■ **DATA EXTRACT**
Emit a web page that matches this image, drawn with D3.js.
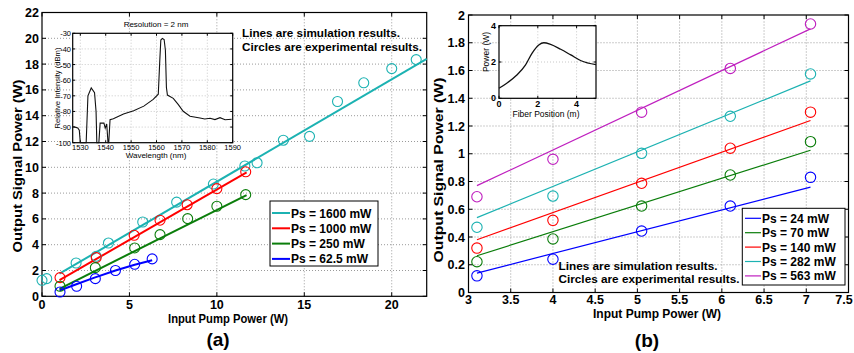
<!DOCTYPE html>
<html>
<head>
<meta charset="utf-8">
<script src="https://cdn.jsdelivr.net/npm/d3@7"></script>
<style>
  body { margin: 0; background: #fff; }
  svg { font-family: "Liberation Sans", Arial, sans-serif; }
</style>
</head>
<body>
<svg id="chart" width="854" height="353"></svg>
<script>
// ---------- panel (a) data ----------
const aXTicks = [0, 5, 10, 15, 20];
const aYTicks = [0, 2, 4, 6, 8, 10, 12, 14, 16, 18, 20, 22];
const aNames = ["Ps = 1600 mW", "Ps = 1000 mW", "Ps = 250 mW", "Ps = 62.5 mW"];

const aSim1600X = [1, 22],   aSim1600Y = [1.75, 18.4];
const aSim1000X = [1, 11.7], aSim1000Y = [1.25, 9.6];
const aSim250X  = [1, 11.7], aSim250Y  = [0.58, 7.85];
const aSim62X   = [1, 2, 3, 4.2, 5.3, 6.3];
const aSim62Y   = [0.45, 0.95, 1.45, 2.0, 2.45, 2.8];

const aExp1600X = [0.0, 0.27, 1.95, 3.1, 3.8, 5.76, 7.7, 9.8, 11.6, 12.3, 13.8, 15.3, 16.9, 18.4, 20.0, 21.4];
const aExp1600Y = [1.24, 1.37, 2.58, 3.1, 4.13, 5.76, 7.3, 8.7, 10.1, 10.35, 12.1, 12.4, 15.1, 16.55, 17.65, 18.35];
const aExp1000X = [1.03, 3.1, 5.27, 6.75, 8.3, 10.0, 11.65];
const aExp1000Y = [1.45, 3.0, 4.73, 5.9, 7.1, 8.35, 9.65];
const aExp250X  = [1.03, 3.05, 5.3, 6.75, 8.33, 10.0, 11.65];
const aExp250Y  = [0.78, 2.22, 3.75, 4.78, 6.02, 6.98, 7.88];
const aExp62X   = [1.03, 1.98, 3.05, 4.2, 5.3, 6.3];
const aExp62Y   = [0.33, 0.78, 1.37, 2.0, 2.48, 2.9];

// inset (a): spectrum
const specTicksX = [1530, 1540, 1550, 1560, 1570, 1580, 1590];
const specTicksY = [-100, -90, -80, -70, -60, -50, -40, -30];
const specWl = [1527.2, 1529.0, 1529.6, 1530.0, 1532.3, 1533.0, 1534.3, 1535.6, 1536.2, 1536.5,
  1537.3, 1537.8, 1539.3, 1539.8, 1540.4, 1540.9, 1541.2, 1541.7, 1543, 1547, 1551, 1555,
  1558.7, 1560.7, 1561.3, 1561.7, 1562.3, 1563.0, 1563.5, 1563.9, 1564.3, 1566.6, 1568.6,
  1570.5, 1573.2, 1577.1, 1579, 1581.1, 1583, 1585, 1587, 1589.6];
const specDb = [-89.7, -90.5, -92, -100, -100, -70, -65, -68, -80, -100,
  -100, -87.5, -87.5, -90.7, -88, -100, -100, -85.3, -84.7, -81.6, -79.5, -76.6,
  -72.3, -69, -47, -34.3, -33.3, -34, -40.8, -64.7, -69.5, -71.6, -75.6,
  -79.9, -83.1, -84.2, -84.8, -84.4, -85.2, -84, -85.3, -85];

// ---------- panel (b) data ----------
const bXTicks = [3, 3.5, 4, 4.5, 5, 5.5, 6, 6.5, 7, 7.5];
const bYTicks = [0, 0.2, 0.4, 0.6, 0.8, 1, 1.2, 1.4, 1.6, 1.8, 2];
const bNames = ["Ps = 24 mW", "Ps = 70 mW", "Ps = 140 mW", "Ps = 282 mW", "Ps = 563 mW"];
const bPump = [3.1, 4.0, 5.05, 6.1, 7.05];
const bSimX = [3.1, 7.05];
const bSim24 = [0.14, 0.76], bSim70 = [0.265, 1.025], bSim140 = [0.38, 1.24];
const bSim282 = [0.54, 1.525], bSim563 = [0.77, 1.9];
const bExp24  = [0.12, 0.24, 0.443, 0.623, 0.83];
const bExp70  = [0.222, 0.386, 0.623, 0.847, 1.087];
const bExp140 = [0.32, 0.52, 0.787, 1.04, 1.30];
const bExp282 = [0.47, 0.695, 1.003, 1.27, 1.575];
const bExp563 = [0.69, 0.96, 1.30, 1.615, 1.935];

// inset (b): power along fiber
const fibTicks = [0, 2, 4];
const fibPos = [0, 0.4, 0.92, 1.36, 1.7, 2.05, 2.31, 2.66, 3.18, 3.7, 4.23, 5.0];
const fibPow = [0.55, 0.83, 1.28, 1.83, 2.48, 2.94, 3.06, 2.97, 2.7, 2.39, 2.07, 1.85];

// ---------- helpers ----------
const svg = d3.select("#chart");
const zip = (xs, ys) => xs.map((x, i) => [x, ys[i]]);

function frame(g, x, y, xt, yt, tickLen, gridColor) {
  const [x0, x1] = x.range(), [y0, y1] = y.range();
  if (gridColor) {
    g.selectAll(".gx").data(xt.filter(v => x(v) > x0 + 1 && x(v) < x1 - 1)).join("line")
      .attr("x1", d => x(d)).attr("x2", d => x(d)).attr("y1", y0).attr("y2", y1)
      .attr("stroke", gridColor).attr("stroke-width", 1).attr("stroke-dasharray", "1,2");
    g.selectAll(".gy").data(yt.filter(v => y(v) < y0 - 1 && y(v) > y1 + 1)).join("line")
      .attr("x1", x0).attr("x2", x1).attr("y1", d => y(d)).attr("y2", d => y(d))
      .attr("stroke", gridColor).attr("stroke-width", 1).attr("stroke-dasharray", "1,2");
  }
  const t = g.append("g").attr("stroke", "#000").attr("stroke-width", 1);
  xt.forEach(v => {
    t.append("line").attr("x1", x(v)).attr("x2", x(v)).attr("y1", y0).attr("y2", y0 - tickLen);
    t.append("line").attr("x1", x(v)).attr("x2", x(v)).attr("y1", y1).attr("y2", y1 + tickLen);
  });
  yt.forEach(v => {
    t.append("line").attr("x1", x0).attr("x2", x0 + tickLen).attr("y1", y(v)).attr("y2", y(v));
    t.append("line").attr("x1", x1).attr("x2", x1 - tickLen).attr("y1", y(v)).attr("y2", y(v));
  });
  g.append("rect").attr("x", x0).attr("y", y1).attr("width", x1 - x0).attr("height", y0 - y1)
    .attr("fill", "none").attr("stroke", "#000").attr("stroke-width", 1.2);
}

function lineOf(x, y) {
  return d3.line().x(d => x(d[0])).y(d => y(d[1]));
}

function circles(g, x, y, pts, color, r) {
  g.append("g").selectAll("circle").data(pts).join("circle")
    .attr("cx", d => x(d[0])).attr("cy", d => y(d[1])).attr("r", r)
    .attr("fill", "none").attr("stroke", color).attr("stroke-width", 1.1);
}

function text(g, str, x, y, opts) {
  const t = g.append("text").attr("x", x).attr("y", y).text(str)
    .attr("font-size", opts.size).attr("font-weight", opts.weight || "normal")
    .attr("text-anchor", opts.anchor || "start").attr("fill", "#000");
  if (opts.len) t.attr("textLength", opts.len).attr("lengthAdjust", "spacingAndGlyphs");
  if (opts.rotate) t.attr("transform", `rotate(-90,${x},${y})`);
  return t;
}

const cCyan = "#1cb2b2", cRed = "#ff0000", cGreen = "#0a7d0a", cBlue = "#0000ff", cMag = "#bf1fbf";

// ---------- panel (a) ----------
{
  const g = svg.append("g");
  const x = d3.scaleLinear().domain([0, 22]).range([42, 426.7]);
  const y = d3.scaleLinear().domain([0, 22]).range([296.3, 12.5]);
  frame(g, x, y, aXTicks, aYTicks, 4, "#9a9a9a");

  aXTicks.forEach(v => text(g, v, x(v), 308.5, { size: 12.5, weight: "bold", anchor: "middle" }));
  aYTicks.forEach(v => text(g, v, 39, y(v) + 4.5, { size: 12.5, weight: "bold", anchor: "end" }));
  text(g, "Input Pump Power (W)", 228, 323, { size: 12.5, weight: "bold", anchor: "middle", len: 120 });
  text(g, "Output Signal Power (W)", 22, 166, { size: 13, weight: "bold", anchor: "middle", len: 173, rotate: true });
  text(g, "(a)", 218, 346, { size: 19, weight: "bold", anchor: "middle" });

  const L = lineOf(x, y);
  const sims = [[aSim1600X, aSim1600Y, cCyan], [aSim1000X, aSim1000Y, cRed],
                [aSim250X, aSim250Y, cGreen], [aSim62X, aSim62Y, cBlue]];
  sims.forEach(([xs, ys, c]) => g.append("path").attr("d", L(zip(xs, ys)))
    .attr("fill", "none").attr("stroke", c).attr("stroke-width", 2));
  circles(g, x, y, zip(aExp1600X, aExp1600Y), cCyan, 5);
  circles(g, x, y, zip(aExp1000X, aExp1000Y), cRed, 5);
  circles(g, x, y, zip(aExp250X, aExp250Y), cGreen, 5);
  circles(g, x, y, zip(aExp62X, aExp62Y), cBlue, 5);

  text(g, "Lines are simulation results.", 242, 37.3, { size: 11.7, weight: "bold", len: 158 });
  text(g, "Circles are experimental results.", 242, 50.5, { size: 11.7, weight: "bold", len: 180 });

  // legend
  const lg = g.append("g");
  lg.append("rect").attr("x", 270).attr("y", 201).attr("width", 108).attr("height", 65)
    .attr("fill", "#fff").attr("stroke", "#000").attr("stroke-width", 1);
  const colorsA = [cCyan, cRed, cGreen, cBlue];
  aNames.forEach((n, i) => {
    const yy = 213 + i * 15.3;
    lg.append("line").attr("x1", 272).attr("x2", 290).attr("y1", yy).attr("y2", yy)
      .attr("stroke", colorsA[i]).attr("stroke-width", 2);
    text(lg, n, 291, yy + 4.5, { size: 12, weight: "bold" });
  });

  // inset: spectrum
  const ig = g.append("g");
  const ix = d3.scaleLinear().domain([1527, 1590]).range([72.7, 232.7]);
  const iy = d3.scaleLinear().domain([-100, -30]).range([142.7, 33.3]);
  ig.append("rect").attr("x", 72.7).attr("y", 33.3).attr("width", 160).attr("height", 109.4).attr("fill", "#fff");
  frame(ig, ix, iy, specTicksX, specTicksY, 2.5, "#c8c8c8");
  ig.append("path").attr("d", lineOf(ix, iy)(zip(specWl, specDb)))
    .attr("fill", "none").attr("stroke", "#111").attr("stroke-width", 1.1);
  specTicksX.forEach(v => text(ig, v, ix(v), 150, { size: 7.5, anchor: "middle" }));
  specTicksY.forEach(v => text(ig, v, 71, iy(v) + 3, { size: 7.5, anchor: "end" }));
  text(ig, "Resolution = 2 nm", 156, 27, { size: 8, anchor: "middle" });
  text(ig, "Wavelength (nm)", 156, 158, { size: 8, anchor: "middle" });
  text(ig, "Relative Intensity (dBm)", 60, 88, { size: 7.5, anchor: "middle", len: 81, rotate: true });
}

// ---------- panel (b) ----------
{
  const g = svg.append("g");
  const x = d3.scaleLinear().domain([3, 7.5]).range([468.5, 848.5]);
  const y = d3.scaleLinear().domain([0, 2]).range([292.5, 15]);
  frame(g, x, y, bXTicks, bYTicks, 4, "#9a9a9a");

  bXTicks.forEach(v => text(g, v, Math.min(x(v), 844), 304, { size: 12.5, weight: "bold", anchor: "middle" }));
  bYTicks.forEach(v => text(g, v, 465, y(v) + 4.5, { size: 12.5, weight: "bold", anchor: "end" }));
  text(g, "Input Pump Power (W)", 657, 318, { size: 13, weight: "bold", anchor: "middle", len: 128 });
  text(g, "Output Signal Power (W)", 443, 170, { size: 13, weight: "bold", anchor: "middle", len: 185, rotate: true });
  text(g, "(b)", 647, 347, { size: 19, weight: "bold", anchor: "middle" });

  const L = lineOf(x, y);
  const series = [[bSim24, bExp24, cBlue], [bSim70, bExp70, cGreen], [bSim140, bExp140, cRed],
                  [bSim282, bExp282, cCyan], [bSim563, bExp563, cMag]];
  series.forEach(([sim, exp, c]) => {
    g.append("path").attr("d", L(zip(bSimX, sim)))
      .attr("fill", "none").attr("stroke", c).attr("stroke-width", 1.2);
    circles(g, x, y, zip(bPump, exp), c, 5.2);
  });

  text(g, "Lines are simulation results.", 558.5, 269.5, { size: 11.7, weight: "bold", len: 159 });
  text(g, "Circles are experimental results.", 558.5, 283, { size: 11.7, weight: "bold", len: 181 });

  const lg = g.append("g");
  lg.append("rect").attr("x", 742.3).attr("y", 208.3).attr("width", 102.7).attr("height", 76.7)
    .attr("fill", "#fff").attr("stroke", "#000").attr("stroke-width", 1);
  bNames.forEach((n, i) => {
    const yy = 218.3 + i * 14.4;
    lg.append("line").attr("x1", 745).attr("x2", 761).attr("y1", yy).attr("y2", yy)
      .attr("stroke", series[i][2]).attr("stroke-width", 1.2);
    text(lg, n, 762, yy + 4.5, { size: 12, weight: "bold" });
  });

  // inset: power along fiber
  const ig = g.append("g");
  const ix = d3.scaleLinear().domain([0, 5]).range([499, 596]);
  const iy = d3.scaleLinear().domain([0, 4]).range([98.3, 25.7]);
  ig.append("rect").attr("x", 499).attr("y", 25.7).attr("width", 97).attr("height", 72.6).attr("fill", "#fff");
  frame(ig, ix, iy, fibTicks, fibTicks, 2.5, "#c8c8c8");
  ig.append("path").attr("d", lineOf(ix, iy).curve(d3.curveMonotoneX)(zip(fibPos, fibPow)))
    .attr("fill", "none").attr("stroke", "#111").attr("stroke-width", 1.3);
  fibTicks.forEach(v => text(ig, v, ix(v), 107, { size: 9, weight: "bold", anchor: "middle" }));
  fibTicks.forEach(v => text(ig, v, 496, iy(v) + 3, { size: 9, weight: "bold", anchor: "end" }));
  text(ig, "Fiber Position (m)", 546, 116.5, { size: 8.5, anchor: "middle" });
  text(ig, "Power (W)", 489, 52, { size: 8.5, anchor: "middle", rotate: true });
}
</script>
</body>
</html>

■ **STATED TASK**
Repeat the lines of the listing above verbatim, beginning at its first line and ending at the line containing "-79.9, -83.1, -84.2, -84.8, -84.4, -85.2, -84, -85.3, -85];", which is included. Omit pictures.

■ **RESPONSE**
Emit a web page that matches this image, drawn with D3.js.
<!DOCTYPE html>
<html>
<head>
<meta charset="utf-8">
<script src="https://cdn.jsdelivr.net/npm/d3@7"></script>
<style>
  body { margin: 0; background: #fff; }
  svg { font-family: "Liberation Sans", Arial, sans-serif; }
</style>
</head>
<body>
<svg id="chart" width="854" height="353"></svg>
<script>
// ---------- panel (a) data ----------
const aXTicks = [0, 5, 10, 15, 20];
const aYTicks = [0, 2, 4, 6, 8, 10, 12, 14, 16, 18, 20, 22];
const aNames = ["Ps = 1600 mW", "Ps = 1000 mW", "Ps = 250 mW", "Ps = 62.5 mW"];

const aSim1600X = [1, 22],   aSim1600Y = [1.75, 18.4];
const aSim1000X = [1, 11.7], aSim1000Y = [1.25, 9.6];
const aSim250X  = [1, 11.7], aSim250Y  = [0.58, 7.85];
const aSim62X   = [1, 2, 3, 4.2, 5.3, 6.3];
const aSim62Y   = [0.45, 0.95, 1.45, 2.0, 2.45, 2.8];

const aExp1600X = [0.0, 0.27, 1.95, 3.1, 3.8, 5.76, 7.7, 9.8, 11.6, 12.3, 13.8, 15.3, 16.9, 18.4, 20.0, 21.4];
const aExp1600Y = [1.24, 1.37, 2.58, 3.1, 4.13, 5.76, 7.3, 8.7, 10.1, 10.35, 12.1, 12.4, 15.1, 16.55, 17.65, 18.35];
const aExp1000X = [1.03, 3.1, 5.27, 6.75, 8.3, 10.0, 11.65];
const aExp1000Y = [1.45, 3.0, 4.73, 5.9, 7.1, 8.35, 9.65];
const aExp250X  = [1.03, 3.05, 5.3, 6.75, 8.33, 10.0, 11.65];
const aExp250Y  = [0.78, 2.22, 3.75, 4.78, 6.02, 6.98, 7.88];
const aExp62X   = [1.03, 1.98, 3.05, 4.2, 5.3, 6.3];
const aExp62Y   = [0.33, 0.78, 1.37, 2.0, 2.48, 2.9];

// inset (a): spectrum
const specTicksX = [1530, 1540, 1550, 1560, 1570, 1580, 1590];
const specTicksY = [-100, -90, -80, -70, -60, -50, -40, -30];
const specWl = [1527.2, 1529.0, 1529.6, 1530.0, 1532.3, 1533.0, 1534.3, 1535.6, 1536.2, 1536.5,
  1537.3, 1537.8, 1539.3, 1539.8, 1540.4, 1540.9, 1541.2, 1541.7, 1543, 1547, 1551, 1555,
  1558.7, 1560.7, 1561.3, 1561.7, 1562.3, 1563.0, 1563.5, 1563.9, 1564.3, 1566.6, 1568.6,
  1570.5, 1573.2, 1577.1, 1579, 1581.1, 1583, 1585, 1587, 1589.6];
const specDb = [-89.7, -90.5, -92, -100, -100, -70, -65, -68, -80, -100,
  -100, -87.5, -87.5, -90.7, -88, -100, -100, -85.3, -84.7, -81.6, -79.5, -76.6,
  -72.3, -69, -47, -34.3, -33.3, -34, -40.8, -64.7, -69.5, -71.6, -75.6,
  -79.9, -83.1, -84.2, -84.8, -84.4, -85.2, -84, -85.3, -85];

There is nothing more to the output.